Over time, some insistent flora has crept back in, and so, in turn, has the fauna. From household pets to common livestock, zoo exotics to unexpected Jurassic comebacks, Tokyo is now emphatically an animal kingdom where only the strongest survive. Geographically, this isn't an obsessively detailed recreation like Yakuza's peerless, crammed Kamurocho district. This newly fecund Tokyo is more a linearly linked series of overgrown city blocks that, when you toggle to the map screen, resemble a loosely-grouped assemblage of levels from a Double Dragon-style side-scrolling beat-em-up.

You always start bang in the middle, in the relatively placid environs of Shibuya Station beneath a building whose upper facade appropriately resembles a cage mangled by an escaping animal. Under this omen, you essentially warg, Game of Thrones-style, into your chosen creature and attempt to survive and thrive in a flurry of feeding, mating and fleeing.

In survival mode, the idea is to live long and prosper, which involves understanding and accepting your position in the food pyramid.

Play as a grazing rabbit, deer or eventually elephant and you need to sniff out veggie food sources and avoid hungry carnivores. Try your luck as a predator and you'll need to sharpen those stalking and hunting skills while weighing up your chances against the more powerful red-in-tooth-and-claw types. Whether veggie or meat-eater, you are required to manage constantly depleting hunger levels while staking a claim to various streets through the time-honoured method of peeing all over the place.

The process of juggling your various appetites and needs is background-stressful in and of itself but Tokyo Jungle also tasks you with completing certain challenges in each decade of your accrued life while chucking in random weather and pollution events that can abruptly cut off the nearby food and fresh water supply. It is a tricky balancing act that can sometimes feel rather unfair, but there is undoubtedly an atavistic thrill to carving out your furry destiny in a blasted world.

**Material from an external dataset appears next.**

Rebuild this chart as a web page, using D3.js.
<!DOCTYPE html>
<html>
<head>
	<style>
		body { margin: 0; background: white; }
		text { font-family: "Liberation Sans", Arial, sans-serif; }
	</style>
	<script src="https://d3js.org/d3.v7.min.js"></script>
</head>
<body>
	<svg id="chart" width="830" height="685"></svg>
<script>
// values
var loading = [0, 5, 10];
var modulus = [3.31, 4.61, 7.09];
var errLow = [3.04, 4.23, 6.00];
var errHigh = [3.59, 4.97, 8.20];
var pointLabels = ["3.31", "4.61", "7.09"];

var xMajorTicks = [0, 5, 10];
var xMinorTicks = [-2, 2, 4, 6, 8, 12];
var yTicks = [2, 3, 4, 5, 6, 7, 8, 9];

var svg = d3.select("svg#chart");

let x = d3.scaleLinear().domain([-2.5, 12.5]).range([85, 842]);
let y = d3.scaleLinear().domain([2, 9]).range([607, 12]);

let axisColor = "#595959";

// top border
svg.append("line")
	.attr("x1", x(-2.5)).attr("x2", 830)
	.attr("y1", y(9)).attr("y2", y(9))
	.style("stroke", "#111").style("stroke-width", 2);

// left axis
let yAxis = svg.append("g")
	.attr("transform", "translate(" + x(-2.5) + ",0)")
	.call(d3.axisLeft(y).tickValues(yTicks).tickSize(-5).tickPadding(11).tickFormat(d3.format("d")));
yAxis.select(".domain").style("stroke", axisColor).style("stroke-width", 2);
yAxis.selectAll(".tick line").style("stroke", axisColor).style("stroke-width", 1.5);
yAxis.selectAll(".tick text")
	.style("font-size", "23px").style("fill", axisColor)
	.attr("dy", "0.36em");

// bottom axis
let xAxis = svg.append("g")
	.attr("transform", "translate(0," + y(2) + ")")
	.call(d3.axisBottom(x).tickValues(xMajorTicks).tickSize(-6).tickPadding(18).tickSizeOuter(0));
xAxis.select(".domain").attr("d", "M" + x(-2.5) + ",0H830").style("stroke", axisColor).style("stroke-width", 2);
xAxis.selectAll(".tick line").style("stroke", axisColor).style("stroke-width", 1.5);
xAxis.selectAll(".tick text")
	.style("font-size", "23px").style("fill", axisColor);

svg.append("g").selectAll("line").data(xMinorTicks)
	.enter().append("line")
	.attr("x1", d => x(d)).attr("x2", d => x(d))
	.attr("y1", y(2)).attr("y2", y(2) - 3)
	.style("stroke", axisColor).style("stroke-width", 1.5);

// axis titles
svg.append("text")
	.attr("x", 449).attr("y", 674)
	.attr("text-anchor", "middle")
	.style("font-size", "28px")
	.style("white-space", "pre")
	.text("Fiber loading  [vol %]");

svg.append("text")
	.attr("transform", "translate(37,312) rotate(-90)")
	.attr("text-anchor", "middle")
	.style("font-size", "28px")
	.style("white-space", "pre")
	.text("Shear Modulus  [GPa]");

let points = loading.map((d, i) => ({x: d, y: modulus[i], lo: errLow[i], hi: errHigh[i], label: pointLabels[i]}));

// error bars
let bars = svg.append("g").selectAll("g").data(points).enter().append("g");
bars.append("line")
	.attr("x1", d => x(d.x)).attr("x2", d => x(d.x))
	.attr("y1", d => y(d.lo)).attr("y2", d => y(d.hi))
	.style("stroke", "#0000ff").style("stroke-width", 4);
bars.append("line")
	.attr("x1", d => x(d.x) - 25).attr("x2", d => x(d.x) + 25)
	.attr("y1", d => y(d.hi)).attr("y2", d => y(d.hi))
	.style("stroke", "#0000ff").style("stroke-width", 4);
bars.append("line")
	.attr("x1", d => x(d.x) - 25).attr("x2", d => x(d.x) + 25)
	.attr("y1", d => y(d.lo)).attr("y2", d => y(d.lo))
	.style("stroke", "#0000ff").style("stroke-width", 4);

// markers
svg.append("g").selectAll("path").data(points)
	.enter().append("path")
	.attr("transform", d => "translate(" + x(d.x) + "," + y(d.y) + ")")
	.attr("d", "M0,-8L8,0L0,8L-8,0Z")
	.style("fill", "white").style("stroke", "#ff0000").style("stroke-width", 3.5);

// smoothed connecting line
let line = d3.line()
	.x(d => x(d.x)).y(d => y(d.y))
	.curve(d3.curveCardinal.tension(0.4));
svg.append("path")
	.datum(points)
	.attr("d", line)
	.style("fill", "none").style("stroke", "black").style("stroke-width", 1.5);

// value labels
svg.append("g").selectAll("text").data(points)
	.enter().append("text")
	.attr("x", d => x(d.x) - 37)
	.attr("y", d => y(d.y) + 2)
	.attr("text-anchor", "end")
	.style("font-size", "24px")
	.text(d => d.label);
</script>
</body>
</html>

If tackling the same relatively unchanging layout with a marginally different character doesn't chafe, it doesn't take too long to get a proper handle on the game. Once you figure out its rhythms and get better at improvising often literally on the hoof when acid rain rolls in, progress through the conditional unlock tree of 50 creatures becomes fairly rapid.

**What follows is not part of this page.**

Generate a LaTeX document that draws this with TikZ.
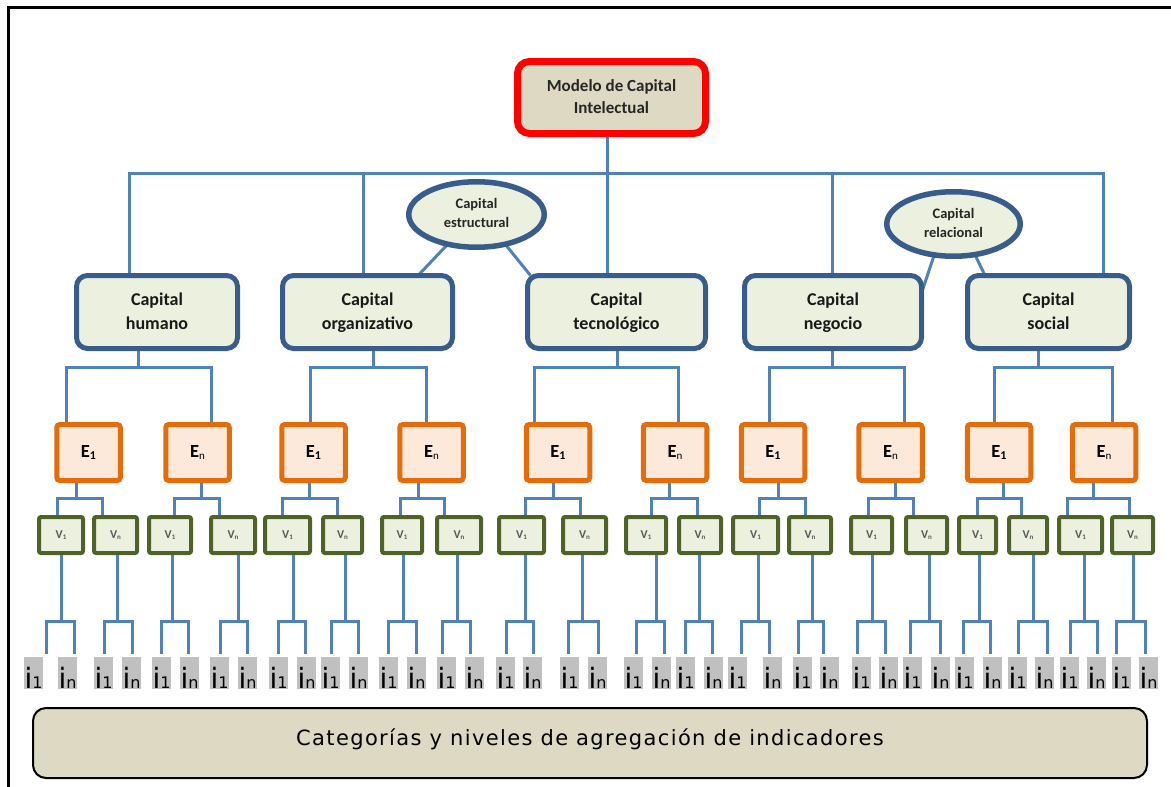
\documentclass[tikz,border=0pt]{standalone}
\usepackage{fontspec}
\setmainfont{Carlito}
\newfontfamily\vfont{DejaVu Sans}
\newfontfamily\vfontw{DejaVu Sans}[LetterSpace=6.5]
\usetikzlibrary{shapes.geometric}
\pgfdeclarelayer{bg}
\pgfsetlayers{bg,main}
\definecolor{connc}{HTML}{4F81BD}
\definecolor{capb}{HTML}{385D8A}
\definecolor{capf}{HTML}{EBF1DE}
\definecolor{tanf}{HTML}{DDD9C3}
\definecolor{eb}{HTML}{E46C0A}
\definecolor{ef}{HTML}{FDE9D9}
\definecolor{vb}{HTML}{4F6228}
\definecolor{ig}{HTML}{C0C0C0}
\newcommand{\lstA}{\rule[-4pt]{0pt}{18pt}}
\newcommand{\lstT}{\rule[-3pt]{0pt}{16pt}}
\newcommand{\lstE}{\rule[-4pt]{0pt}{12pt}}
\newcommand{\lstR}{\rule[-3pt]{0pt}{14pt}}
\newcommand{\isub}[1]{{\fontsize{16}{16}\selectfont #1}}
\begin{document}
\begin{tikzpicture}[x=1pt,y=-1pt,
  conn/.style={draw=connc, line width=3pt},
  capbox/.style={draw=capb, fill=capf, line width=5pt, rounded corners=11pt,
    inner sep=0pt, outer sep=0pt, minimum height=73pt, align=center,
    font={\fontsize{18}{24}\selectfont\bfseries}, text=black!90},
  topbox/.style={draw=red, fill=tanf, line width=7pt, rounded corners=12pt,
    inner sep=0pt, outer sep=0pt, minimum width=188pt, minimum height=72pt, align=center,
    font={\fontsize{17}{22}\selectfont\bfseries}, text=black!85},
  ellbox/.style={ellipse, draw=capb, fill=capf, line width=5.5pt, inner sep=0pt,
    outer sep=0pt, align=center, font={\fontsize{14.5}{19}\selectfont\bfseries}, text=black!85},
  ebox/.style={draw=eb, fill=ef, line width=5pt, rounded corners=3pt, inner sep=0pt,
    outer sep=0pt, minimum width=63.5pt, minimum height=56pt,
    font={\fontsize{18.5}{18.5}\selectfont\bfseries}},
  vbox/.style={draw=vb, fill=capf, line width=4pt, rounded corners=2pt, inner sep=0pt,
    outer sep=0pt, minimum height=36pt, font={\fontsize{12}{12}\selectfont\bfseries}, text=black!65},
  ibox/.style={fill=ig, inner sep=0pt, outer sep=0pt, anchor=south, minimum width=19pt,
    minimum height=32pt, text height=31pt, text depth=1pt,
    font={\vfont\fontsize{28}{28}\selectfont}},
  catbox/.style={draw=black, line width=2pt, fill=tanf, rounded corners=13pt,
    inner sep=0pt, minimum width=1114pt, minimum height=70pt,
    text height=13pt, text depth=9pt, font={\vfontw\fontsize{21}{24}\selectfont}}
]
\useasboundingbox (0,0) rectangle (1171,787);
\draw[line width=3pt] (8.5,800) -- (8.5,7.5) -- (1190,7.5);

% top
\node[topbox] (top) at (611.5,97.5) {\lstT Modelo de Capital\\\lstT Intelectual};

% level 2
\node[capbox, minimum width=161pt] (hum) at (157,312) {\lstA Capital\\\lstA humano};
\node[capbox, minimum width=170pt] (org) at (367.5,312) {\lstA Capital\\\lstA organizativo};
\node[capbox, minimum width=178pt] (tec) at (616.5,312) {\lstA Capital\\\lstA tecnológico};
\node[capbox, minimum width=177pt] (neg) at (833,312) {\lstA Capital\\\lstA negocio};
\node[capbox, minimum width=162pt] (soc) at (1048.5,312) {\lstA Capital\\\lstA social};

% ellipses
\node[ellbox, minimum width=135.5pt, minimum height=65.5pt] (est) at (476.5,214.5) {\lstE Capital\\\lstE estructural};
\node[ellbox, minimum width=133.5pt, minimum height=64.5pt] (rel) at (953.5,224) {\lstR Capital\\\lstR relacional};

% E boxes
\foreach \k/\cx in {1/88.5,2/197.5,3/313.5,4/431.5,5/558,6/675,7/773,8/890.5,9/999,10/1104}{
  \node[ebox] (e\k) at (\cx,452.5) {\ifodd\k\relax E{\fontsize{12}{12}\selectfont\raisebox{-2pt}{1}}\else E{\mdseries\fontsize{11}{11}\selectfont\raisebox{-1.5pt}{n}}\fi};
}

% V boxes
\foreach \k/\cx/\w in {1/61/48,2/115.5/47,3/170/46,4/233/48,5/287.5/49,6/342.5/43,7/402/44,8/459/48,9/521.5/49,10/584.5/47,11/646/44,12/700/46,13/755.5/49,14/810/46,15/871.5/45,16/926.5/45,17/977.5/41,18/1028/42,19/1080.5/47,20/1132.5/45}{
  \node[vbox, minimum width={\w pt-4pt}] (v\k) at (\cx,535) {\ifodd\k\relax V{\fontsize{7}{7}\selectfont\raisebox{-1pt}{1}}\else V{\fontsize{7}{7}\selectfont\raisebox{-1pt}{n}}\fi};
}

% i labels
\foreach \k/\a/\b in {1/33.5/67.5,2/103.5/131.5,3/161.5/189.5,4/219.5/247.5,5/278.5/306.5,6/330.5/358.5,7/388.5/416.5,8/446.5/474.5,9/505.5/532.5,10/569.5/597.5,11/633.5/661.5,12/685.5/713.5,13/737.5/772.5,14/802.5/829.5,15/861.5/888.5,16/912.5/940.5,17/964.5/992.5,18/1017.5/1044.5,19/1069.5/1096.5,20/1121.5/1148.5}{
  \node[ibox] (ia\k) at (\a,689) {i\isub{1}};
  \node[ibox] (ib\k) at (\b,689) {i\isub{n}};
}

% bottom box
\node[catbox] (cat) at (590,743) {Categorías y niveles de agregación de indicadores};

\begin{pgfonlayer}{bg}
\draw[conn] ([xshift=-4.5pt]top.south) -- ([xshift=-9.5pt]tec.north);
\draw[conn] ([xshift=-28pt]hum.north) -- ++(0,-102.5) -| ([xshift=54.5pt]soc.north);
\draw[conn] ([xshift=-4.5pt]org.north) -- ++(0,-102.5);
\draw[conn] ([xshift=-1pt]neg.north) -- ++(0,-102.5);
\draw[conn] (est.226) -- ([xshift=50.5pt]org.north);
\draw[conn] (est.314) -- ([xshift=3pt]tec.north west);
\draw[conn] (rel.238) -- ([yshift=19pt]neg.east);
\draw[conn] (rel.305) -- ([xshift=-63.5pt]soc.north);

\foreach \p/\s/\ea/\da/\eb/\db in {hum/-19/e1/-22.5/e2/13.5, org/5.5/e3/-3.5/e4/-5.5, tec/0.5/e5/-24/e6/3, neg/-1/e7/-4/e8/13.5, soc/-10.5/e9/-5/e10/8}{
  \draw[conn] ([xshift=\s pt]\p.south) -- ++(0,18.5) -| ([xshift=\da pt]\ea.north)
              ([xshift=\s pt]\p.south) ++(0,18.5) -| ([xshift=\db pt]\eb.north);
}

\foreach \e/\s/\va/\da/\vb/\db in {e1/-12.5/v1/-4/v2/-13.5, e2/3.5/v3/4/v4/-14, e3/-4.5/v5/-5.5/v6/-5.5, e4/-13.5/v7/-2/v8/-15, e5/-5/v9/3.5/v10/-4.5, e6/-6/v11/5/v12/-3, e7/5/v13/3.5/v14/-5, e8/4.5/v15/-3.5/v16/-13.5, e9/4/v17/-0.5/v18/-7, e10/-11/v19/-13.5/v20/-3.5}{
  \draw[conn] ([xshift=\s pt]\e.south) -- ++(0,18) -| ([xshift=\da pt]\va.north)
              ([xshift=\s pt]\e.south) ++(0,18) -| ([xshift=\db pt]\vb.north);
}

\foreach \k/\s/\da/\db in {1/0/12.5/6.5,2/1.5/0.5/0.5,3/2/-0.5/-1.5,4/5/0.5/-0.5,5/5.5/-0.5/-1.5,6/2.5/0.5/-0.5,7/1/-0.5/-0.5,8/-2/-4.5/-4.5,9/3.5/0.5/0.5,10/-2.5/-1.5/0.5,11/10/2.5/2.5,12/-1/-0.5/-1.5,13/2.5/3.5/-3.5,14/2/-4.5/-6.5,15/0.5/-4.5/-3.5,16/2.5/-2.5/-0.5,17/1.5/-1.5/-2.5,18/5/0.5/2.5,19/3.5/0.5/0.5,20/0.5/-5.5/-3.5}{
  \draw[conn] ([xshift=\s pt]v\k.south) -- ++(0,68) -| ([xshift=\da pt,yshift=3pt]ia\k.north)
              ([xshift=\s pt]v\k.south) ++(0,68) -| ([xshift=\db pt,yshift=3pt]ib\k.north);
}
\end{pgfonlayer}
\end{tikzpicture}
\end{document}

There are a further 12 animals still available as DLC, including a stately giraffe, a gleefully lethal crocodile and an apprehensive vegetarian salaryman, each fairly irresistible at 39p. It plays rather like the earlier Dead Rising games, with time marching ever onward, forcing you to judge what challenges are potentially achievable depending on how many risks you want to take. These triage assessments will depend on your current beast: the furthest corners of the map that seemed rather impossible to reach as a fluffy yellow chick barely able to fly in a straight line suddenly become much easier to access once you've unlocked the lithe cheetah.

That's when you start to piece together how the overground map links with a series of looping underground tunnels, and also how the game's cryptic level story mode has a symbiotic relationship with the collectible data chips scattered around the place. In a forsaken city devoid of human life, you might expect the default atmosphere to be a certain pastoral hush. Instead, Tokyo Jungle's vision of nature's slow but implacable return to a prelapsarian Eden is soundtracked by Boiler Room session-ready dance beats with snares synchronised to your creature's bounds.

This airhorn-ready soundtrack adds an oddly purposeful momentum to each playthrough, garlanded with the constant chirping and honking of status notifications and ticker-tape news alarms.